Le prince héritier saoudien Mohammed ben Salmane et le président français Emmanuel Macron à Jeddah (Arabie saoudite) le 4 décembre 2021

Le prince héritier saoudien Mohammed ben Salmane et le président français Emmanuel Macron à Jeddah (Arabie saoudite) le 4 décembre 2021 - Bandar AL-JALOUD © 2019 AFP

Plusieurs ONG s'insurgent contre l'invitation à dîner à l'Élysée du prince héritier saoudien, soupçonné d'être impliqué dans le meurtre du journaliste Jamal Khashoggi en 2018.

Une visite qui ne passe pas. Les ONG dénoncent la réception ce jeudi soir par Emmanuel Macron du prince héritier saoudien Mohammed Ben Salmane pour un dîner organisé à l'Élysée, une première depuis l'assassinat du journaliste Jamal Khashoggi.

"On peut négocier des choses par rapport au pétrole, mais on n'a pas besoin de réhabiliter un prince meurtrier", déplore ce jeudi matin sur France Inter Agnès Callamard, secrétaire générale d'Amnesty International.

"Pourquoi réhabiliter un individu qui a commandité le meurtre d'un journaliste qui a été un meurtre atroce, une personne qui est responsable d'une répression accrue en Arabie saoudite?", dénonce celle qui avait mené une enquête sur l'assassinat de Jamal Khashoggi lorsqu'elle était rapporteure spéciale de l'ONU sur les exécutions extrajudiciaires.

Si elle reconnaît que "quelques réformes d'ordre culturel" ont été menées par le prince héritier depuis son arrivée au pouvoir, elle estime qu'"au niveau politique et au niveau idologique, il ne s'agit absolument pas de changements positifs, au contraire", rappellant notamment que "toutes les militantes des droits des femmes ont été emprisonnées ou sont incapables de quitter leur maison ou de voyager".

Ce dîner constitue la première visite du prince en Europe depuis son isolement international en réaction à l'assassinat en 2018 du journaliste critique du régime saoudien Jamal Khashoggi. Sa mort aurait été "validée" par Mohammed Ben Salmane, selon les renseignements américains, ce que réfute l'Arabie Saoudite.

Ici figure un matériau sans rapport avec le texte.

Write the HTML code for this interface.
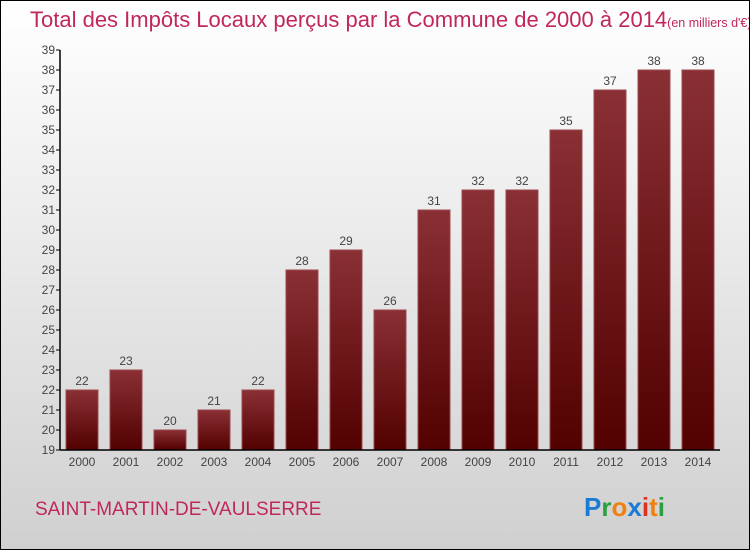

"Deux poids, deux mesures"

"La réintégration de Mohammed Ben Salmane dans les relations internationales ne saurait se produire au mépris de la vérité et de la justice", estime également Christophe Deloire, secrétaire général de Reporters Sans Frontière (RSF), dans un communiqué.

"RSF demande au président français Emmanuel Macron d’intervenir auprès de Mohammed Ben Salmane pour que soient libérés les 27 journalistes actuellement détenus en Arabie saoudite", appelle par ailleurs l'ONG.

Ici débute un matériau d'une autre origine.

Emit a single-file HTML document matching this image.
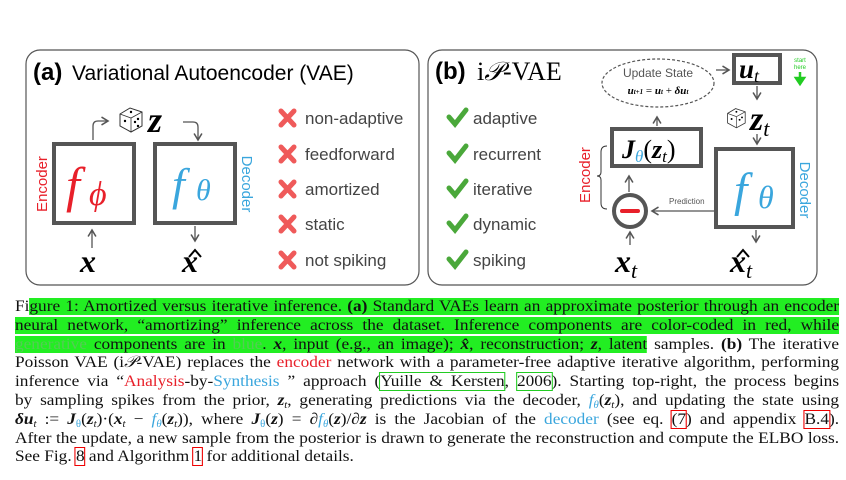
<!DOCTYPE html>
<html><head><meta charset="utf-8"><style>
body{margin:0;background:#fff;width:846px;height:480px;overflow:hidden;position:relative}
svg{position:absolute;left:0;top:0}
.cap{position:absolute;left:15px;top:298px;width:763px;transform:scaleX(1.08);transform-origin:0 0;font-family:"Liberation Serif",serif;font-size:16px;color:#111}
.ln{height:18.8px;line-height:18.8px;white-space:nowrap;text-align:justify;text-align-last:justify}
.ln.l{text-align-last:left}
.g{background:#22ee22}
.r{color:#e8202a}.b{color:#3aa6dd}
.bx{outline:1.5px solid #e00;}
.gx{outline:1.5px solid #2c2;}
sub{font-size:10px;line-height:0;vertical-align:-3px}
</style></head><body>
<svg width="846" height="296" font-family="Liberation Sans,sans-serif">
<defs><marker id="a" markerWidth="8" markerHeight="8" refX="6" refY="4" orient="auto"><path d="M1,1 L6,4 L1,7" fill="none" stroke="#555" stroke-width="1.2"/></marker></defs>
<rect x="26" y="50" width="393" height="235" rx="14" fill="#fff" stroke="#555" stroke-width="1.2"/>
<rect x="428" y="50" width="389" height="235" rx="14" fill="#fff" stroke="#555" stroke-width="1.2"/>
<text x="33" y="80" font-size="24" font-weight="bold">(a)</text>
<text x="72" y="80" font-size="21">Variational Autoencoder (VAE)</text>
<rect x="54" y="144" width="80" height="79" fill="none" stroke="#555" stroke-width="4"/>
<rect x="155" y="144" width="80" height="79" fill="none" stroke="#555" stroke-width="4"/>
<text x="66" y="202" font-family="Liberation Serif,serif" font-style="italic" font-size="50" fill="#e8202a">f</text>
<text x="89" y="205" font-family="Liberation Serif,serif" font-style="italic" font-size="34" fill="#e8202a">ϕ</text>
<text x="172" y="200" font-family="Liberation Serif,serif" font-style="italic" font-size="46" fill="#3aa6dd">f</text>
<text x="196" y="200" font-family="Liberation Serif,serif" font-style="italic" font-size="30" fill="#3aa6dd">θ</text>
<text transform="translate(47,184) rotate(-90)" text-anchor="middle" font-size="15" fill="#e8202a">Encoder</text>
<text transform="translate(242,184) rotate(90)" text-anchor="middle" font-size="15" fill="#3aa6dd">Decoder</text>
<path d="M93,140 V126 Q93,121 98,121 H108" fill="none" stroke="#555" stroke-width="1.3" marker-end="url(#a)"/>
<path d="M183,122 H193 Q198,122 198,127 V140" fill="none" stroke="#555" stroke-width="1.3" marker-end="url(#a)"/>
<path d="M92,248 V230" stroke="#555" stroke-width="1.3" marker-end="url(#a)"/>
<path d="M195,226 V241" stroke="#555" stroke-width="1.3" marker-end="url(#a)"/>
<g transform="translate(118,106)"><path d="M2,8 L12,2 L24,6 L24,20 L13,26 L2,20Z" fill="#fff" stroke="#333" stroke-width="1"/><path d="M2,8 L13,12 L24,6 M13,12 V26" stroke="#333" fill="none" stroke-width="0.8"/><circle cx="7" cy="15" r="1.2"/><circle cx="17" cy="16" r="1.2"/><circle cx="20" cy="13" r="1.2"/><circle cx="13" cy="6" r="1.2"/><circle cx="20" cy="20" r="1.2"/></g>
<text x="148" y="132" font-family="Liberation Serif,serif" font-style="italic" font-weight="bold" font-size="36">z</text>
<text x="80" y="272" font-family="Liberation Serif,serif" font-style="italic" font-weight="bold" font-size="32">x</text>
<text x="182" y="272" font-family="Liberation Serif,serif" font-style="italic" font-weight="bold" font-size="32">x</text>
<path d="M189,257 L195,250 L201,257" fill="none" stroke="#000" stroke-width="2"/>
<g font-size="17" fill="#444">
<g stroke="#ef5a5a" stroke-width="5" stroke-linecap="round">
<path d="M281,111 L294,125 M294,111 L281,125"/><path d="M281,147 L294,161 M294,147 L281,161"/><path d="M281,182 L294,196 M294,182 L281,196"/><path d="M281,217 L294,231 M294,217 L281,231"/><path d="M281,253 L294,267 M294,253 L281,267"/></g>
<text x="305" y="124">non-adaptive</text><text x="305" y="160">feedforward</text><text x="305" y="195">amortized</text><text x="305" y="230">static</text><text x="305" y="266">not spiking</text>
<g stroke="#4aa83a" stroke-width="5" stroke-linecap="round" fill="none">
<path d="M449,117 L455,124 L466,110"/><path d="M449,153 L455,160 L466,146"/><path d="M449,188 L455,195 L466,181"/><path d="M449,223 L455,230 L466,216"/><path d="M449,259 L455,266 L466,252"/></g>
<text x="473" y="124">adaptive</text><text x="473" y="160">recurrent</text><text x="473" y="195">iterative</text><text x="473" y="230">dynamic</text><text x="473" y="266">spiking</text>
</g>
<text x="435" y="79" font-size="24" font-weight="bold">(b)</text>
<text x="477" y="80" font-family="Liberation Serif,serif" font-size="26">i<tspan font-style="italic">𝒫</tspan>-VAE</text>
<ellipse cx="658" cy="83" rx="56" ry="24" fill="none" stroke="#555" stroke-width="1.2" stroke-dasharray="3,2"/>
<text x="658" y="77" text-anchor="middle" font-size="12" fill="#555">Update State</text>
<text x="658" y="94" text-anchor="middle" font-family="Liberation Serif,serif" font-size="11" font-weight="bold" font-style="italic">u<tspan font-size="7">t+1</tspan> <tspan font-style="normal" font-weight="normal">=</tspan> u<tspan font-size="7">t</tspan> <tspan font-style="normal" font-weight="normal">+</tspan> δu<tspan font-size="7">t</tspan></text>
<path d="M716,70 H729" stroke="#555" stroke-width="1.3" marker-end="url(#a)"/>
<rect x="734" y="55" width="46" height="28" fill="none" stroke="#555" stroke-width="4"/>
<text x="739" y="78" font-family="Liberation Serif,serif" font-style="italic" font-weight="bold" font-size="27">u<tspan font-size="18" font-weight="normal" dy="4">t</tspan></text>
<text x="800" y="62" text-anchor="middle" font-size="6" fill="#2c2">start</text><text x="800" y="69" text-anchor="middle" font-size="6" fill="#2c2">here</text>
<path d="M800,72 V80 M796,78 L800,84 L804,78Z" stroke="#2c2" stroke-width="2.5" fill="#2c2"/>
<path d="M757,86 V99" stroke="#555" stroke-width="1.3" marker-end="url(#a)"/>
<g transform="translate(726,107) scale(0.8)"><path d="M2,8 L12,2 L24,6 L24,20 L13,26 L2,20Z" fill="#fff" stroke="#333" stroke-width="1"/><path d="M2,8 L13,12 L24,6 M13,12 V26" stroke="#333" fill="none" stroke-width="0.8"/><circle cx="7" cy="15" r="1.2"/><circle cx="17" cy="16" r="1.2"/><circle cx="20" cy="13" r="1.2"/><circle cx="13" cy="6" r="1.2"/></g>
<text x="750" y="130" font-family="Liberation Serif,serif" font-style="italic" font-weight="bold" font-size="34">z<tspan font-size="22" font-weight="normal" dy="6">t</tspan></text>
<path d="M757,134 V144" stroke="#555" stroke-width="1.3" marker-end="url(#a)"/>
<rect x="716" y="149" width="77" height="78" fill="none" stroke="#555" stroke-width="4"/>
<text x="734" y="206" font-family="Liberation Serif,serif" font-style="italic" font-size="48" fill="#3aa6dd">f</text>
<text x="758" y="208" font-family="Liberation Serif,serif" font-style="italic" font-size="32" fill="#3aa6dd">θ</text>
<text transform="translate(800,190) rotate(90)" text-anchor="middle" font-size="15" fill="#3aa6dd">Decoder</text>
<path d="M756,230 V242" stroke="#555" stroke-width="1.3" marker-end="url(#a)"/>
<text x="730" y="272" font-family="Liberation Serif,serif" font-style="italic" font-weight="bold" font-size="32">x<tspan font-size="22" font-weight="normal" dy="6">t</tspan></text>
<path d="M737,257 L743,250 L749,257" fill="none" stroke="#000" stroke-width="2"/>
<rect x="612" y="129" width="89" height="37" fill="none" stroke="#555" stroke-width="4"/>
<text x="622" y="158" font-family="Liberation Serif,serif" font-size="26"><tspan font-style="italic" font-weight="bold">J</tspan><tspan font-style="italic" fill="#3aa6dd" font-size="17" dy="4">θ</tspan><tspan dy="-4">(</tspan><tspan font-style="italic" font-weight="bold">z</tspan><tspan font-style="italic" font-size="17" dy="4">t</tspan><tspan dy="-4">)</tspan></text>
<path d="M657,126 V117" stroke="#555" stroke-width="1.3" marker-end="url(#a)"/>
<path d="M629,192 V176" stroke="#555" stroke-width="1.3" marker-end="url(#a)"/>
<circle cx="630" cy="211" r="16" fill="none" stroke="#555" stroke-width="4"/>
<path d="M622,211 H638" stroke="#e8202a" stroke-width="4" stroke-linecap="round"/>
<path d="M714,211 H652" stroke="#555" stroke-width="1.3" marker-end="url(#a)"/>
<text x="669" y="204" font-size="8" fill="#555">Prediction</text>
<path d="M630,245 V232" stroke="#555" stroke-width="1.3" marker-end="url(#a)"/>
<text x="615" y="272" font-family="Liberation Serif,serif" font-style="italic" font-weight="bold" font-size="32">x<tspan font-size="22" font-weight="normal" dy="6">t</tspan></text>
<text transform="translate(590,175) rotate(-90)" text-anchor="middle" font-size="15" fill="#e8202a">Encoder</text>
<path d="M607,146 Q601,146 601,152 V172 Q601,176 597,176 Q601,176 601,180 V203 Q601,209 607,209" fill="none" stroke="#333" stroke-width="1"/>
</svg>
<div class="cap">
<div class="ln">Fi<span class="g">gure 1: Amortized versus iterative inference. <b>(a)</b> Standard VAEs learn an approximate posterior through an encoder</span></div>
<div class="ln"><span class="g">neural network, “amortizing” inference across the dataset. Inference components are color-coded in red, while</span></div>
<div class="ln"><span class="g"><span style="color:#5c5">generative</span> components are in <span style="color:#5c5">blue</span>. <b><i>x</i></b>, input (e.g., an image); <b><i>x̂</i></b>, reconstruction; <b><i>z</i></b>, latent</span> samples. <b>(b)</b> The iterative</div>
<div class="ln">Poisson VAE (i<i>𝒫</i>-VAE) replaces the <span class="r">encoder</span> network with a parameter-free adaptive iterative algorithm, performing</div>
<div class="ln">inference via “<span class="r">Analysis</span>-by-<span class="b">Synthesis</span> ” approach (<span class="gx">Yuille &amp; Kersten</span>, <span class="gx">2006</span>). Starting top-right, the process begins</div>
<div class="ln">by sampling spikes from the prior, <b><i>z</i></b><sub><i>t</i></sub>, generating predictions via the decoder, <i class="b">f<sub>θ</sub></i>(<b><i>z</i></b><sub><i>t</i></sub>), and updating the state using</div>
<div class="ln"><b><i>δu</i></b><sub><i>t</i></sub> := <b><i>J</i></b><sub class="b">θ</sub>(<b><i>z</i></b><sub><i>t</i></sub>)·(<b><i>x</i></b><sub><i>t</i></sub> − <i class="b">f<sub>θ</sub></i>(<b><i>z</i></b><sub><i>t</i></sub>)), where <b><i>J</i></b><sub class="b">θ</sub>(<b><i>z</i></b>) = ∂<i class="b">f<sub>θ</sub></i>(<b><i>z</i></b>)/∂<b><i>z</i></b> is the Jacobian of the <span class="b">decoder</span> (see eq. <span class="bx">(7</span>) and appendix <span class="bx">B.4</span>).</div>
<div class="ln">After the update, a new sample from the posterior is drawn to generate the reconstruction and compute the ELBO loss.</div>
<div class="ln l">See Fig. <span class="bx">8</span> and Algorithm <span class="bx">1</span> for additional details.</div>
</div>
</body></html>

"MBS peut apparemment compter sur Emmanuel Macron pour le réhabiliter sur la scène internationale, malgré le meurtre atroce du journaliste Jamal Khashoggi", a également dénoncé la directrice de Human Rights Watch France Bénédicte Jeannerod sur Twitter, déplorant un "deux poids, deux mesures".

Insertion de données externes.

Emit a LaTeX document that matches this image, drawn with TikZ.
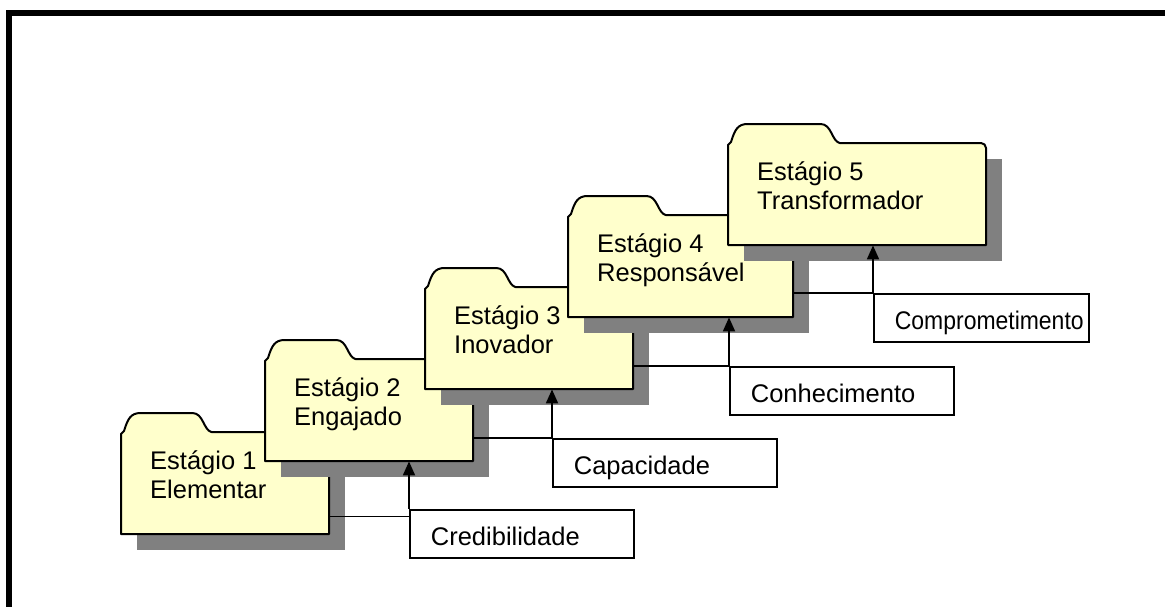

La présidente d'ONG juge ce retour en grâce auprès de chefs d'État occidentaux "d'autant plus choquant que nombre d'entre eux ont exprimé à l'époque leur dégoût (pour le meurtre) et leur engagement à ne pas ramener MBS dans la communauté internationale".

La dernière rencontre entre le président français et Mohammed Ben Salmane en décembre dernier avait déjà suscité la polémique, Emmanuel Macron étant l'un des premiers dirigeants occidentaux à faire un pas vers le Saoudien depuis plusieurs années. Le chef de l'État français s'était alors rendu en Arabie saoudite pour évoquer la "stabilité" au Moyen-Orient et la situation au Liban.